Auch Hitchcocks nächster großer Film "The Birds" (deutscher Titel "Die Vögel", 1963) bricht mit der Tradition seiner früheren Filme - Hitchcock nähert sich hier dem Horrorgenre. In die scheinbare Idylle zwischen Mensch und Natur kommt ein Bruch - die Welt der Vögel bricht als mörderische Urgewalt über die menschliche Zivilisation herein. Ein weiterer Thriller folgte 1964 mit "Marnie" - die weibliche Hauptrolle hier wie auch in "Die Vögel" spielte Tippi Hedren.
Anfang der 1970er Jahre - Hitchcock drehte gerade für seinen Film "Frenzy", der in seiner alten Heimat London spielt - erlitt Alma Hitchcock einen Herzinfarkt. Obwohl der Film zu Ende gedreht wurde, schien die Sorge um seine Frau den Regisseur so mitzunehmen, dass sich bei ihm ebenfalls gesundheitliche Probleme und vor allem Erschöpfung und Niedergeschlagenheit breit machten. Hitchcock griff vermehrt zum Alkohol und verspürte wenig Lust, an seinen Filmen weiterzuarbeiten.
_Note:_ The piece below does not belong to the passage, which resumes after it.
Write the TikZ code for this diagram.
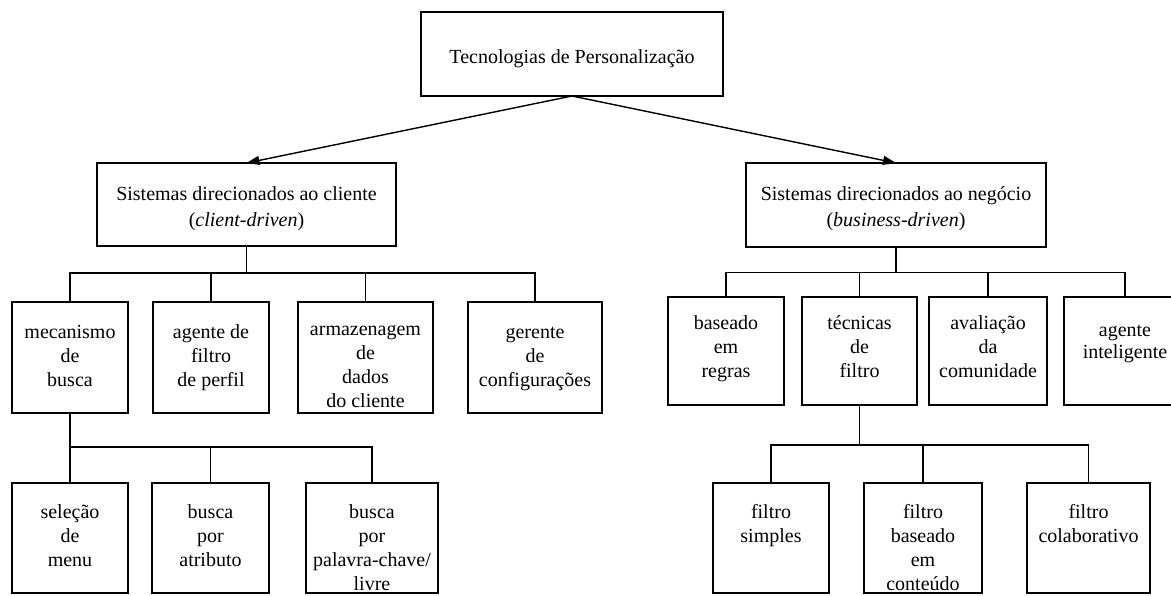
\documentclass[tikz,border=0pt]{standalone}
\usepackage{fontspec}
\setmainfont{Liberation Serif}
\usetikzlibrary{arrows.meta}

\tikzset{
  box/.style={draw, line width=0.9pt, inner sep=0pt, outer sep=0pt,
              font=\fontsize{10}{12}\selectfont},
  link/.style={line width=0.9pt},
  arr/.style={line width=0.7pt, -{Triangle[length=6.5pt,width=4.5pt]}},
}

% \mkbox{name}{x1}{y1}{x2}{y2}{first baseline below top, pt}{text}
% Box corners are given in pixel units; text is set top-aligned.
\newcommand\mkbox[7]{%
  \pgfmathsetmacro\bw{(#4-#2)/2}%
  \pgfmathsetmacro\bh{(#5-#3)/2}%
  \node[box, minimum width=\bw pt, minimum height=\bh pt] (#1)
    at ({(#2+#4)/2},{(#3+#5)/2})
    {\parbox[c][\bh pt][t]{\bw pt}{\centering\rule{0pt}{#6pt}#7}};%
}

\begin{document}
\begin{tikzpicture}[x=0.5pt, y=-0.5pt]
  \useasboundingbox (0,0) rectangle (1171,595);

  % root
  \mkbox{root}{421}{12}{723}{96}{25.5}{Tecnologias de Personaliza\c{c}\~ao}

  % second level
  \mkbox{cli}{97}{163}{396}{246}{18.5}{Sistemas direcionados ao cliente\\[1pt](\textit{client-driven})}
  \mkbox{neg}{746}{163}{1046}{247}{18.5}{Sistemas direcionados ao neg\'ocio\\[1pt](\textit{business-driven})}

  % client-driven branch
  \mkbox{mec}{12}{302}{128}{413}{18}{mecanismo\\de\\busca}
  \mkbox{agf}{153}{302}{269}{413}{18}{agente de\\filtro\\de perfil}
  \mkbox{arm}{298}{302}{433}{413}{16.5}{armazenagem\\de\\dados\\do cliente}
  \mkbox{ger}{468}{302}{602}{413}{18}{gerente\\de\\configura\c{c}\~oes}

  \mkbox{sel}{12}{483}{128}{593}{17.5}{sele\c{c}\~ao\\de\\menu}
  \mkbox{atr}{152}{483}{269}{593}{17.5}{busca\\por\\atributo}
  \mkbox{pal}{306}{483}{438}{593}{17.5}{busca\\por\\palavra-chave/\\livre}

  % business-driven branch
  \mkbox{bas}{668}{297}{784}{405}{16}{baseado\\em\\regras}
  \mkbox{tec}{802}{297}{917}{405}{16}{t\'ecnicas\\de\\filtro}
  \mkbox{ava}{929}{297}{1047}{405}{16}{avalia\c{c}\~ao\\da\\comunidade}
  \mkbox{ain}{1064}{297}{1186}{405}{19.5}{agente\\[-1pt]inteligente}

  \mkbox{fsi}{713}{483}{829}{593}{17.5}{filtro\\simples}
  \mkbox{fba}{864}{483}{982}{593}{17.5}{filtro\\baseado\\em\\conte\'udo}
  \mkbox{fco}{1027}{483}{1150}{593}{17.5}{filtro\\colaborativo}

  % bus lines
  \coordinate (busA) at (247,273);
  \coordinate (busB) at (896,272.5);
  \coordinate (busC) at (70,447);
  \coordinate (busD) at (859.5,445);

  % root to second level
  \draw[arr] (root.south) -- (cli.north);
  \draw[arr] (root.south) -- (neg.north);

  % tree connectors
  \foreach \c in {mec,agf,arm,ger}
    \draw[link] (cli.south) -- (cli.south |- busA) -| (\c.north);
  \foreach \c in {bas,tec,ava,ain}
    \draw[link] (neg.south) -- (neg.south |- busB) -| (\c.north);
  \foreach \c in {sel,atr,pal}
    \draw[link] (mec.south) -- (mec.south |- busC) -| (\c.north);
  \foreach \c in {fsi,fba,fco}
    \draw[link] (tec.south) -- (tec.south |- busD) -| (\c.north);
\end{tikzpicture}
\end{document}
Erst 1976, als es seiner Frau besser ging, stürzte er sich wieder in die Arbeit. Es entstand sein 53. und letzter Film "Family Plot" (deutscher Titel "Familiengrab"), in dem er auf humorvolle Weise mit dem Genre Krimi spielt. Aufgrund von Problemen mit den Nieren verschlechterte sich Hitchcocks Gesundheitszustand bald zusehends. Am 29. April verstarb Hitchcock in seinem Haus in Los Angeles an Nierenversagen. 30 Jahre nach seinem Tod ist er als Klassiker der Filmgeschichte nicht mehr wegzudenken.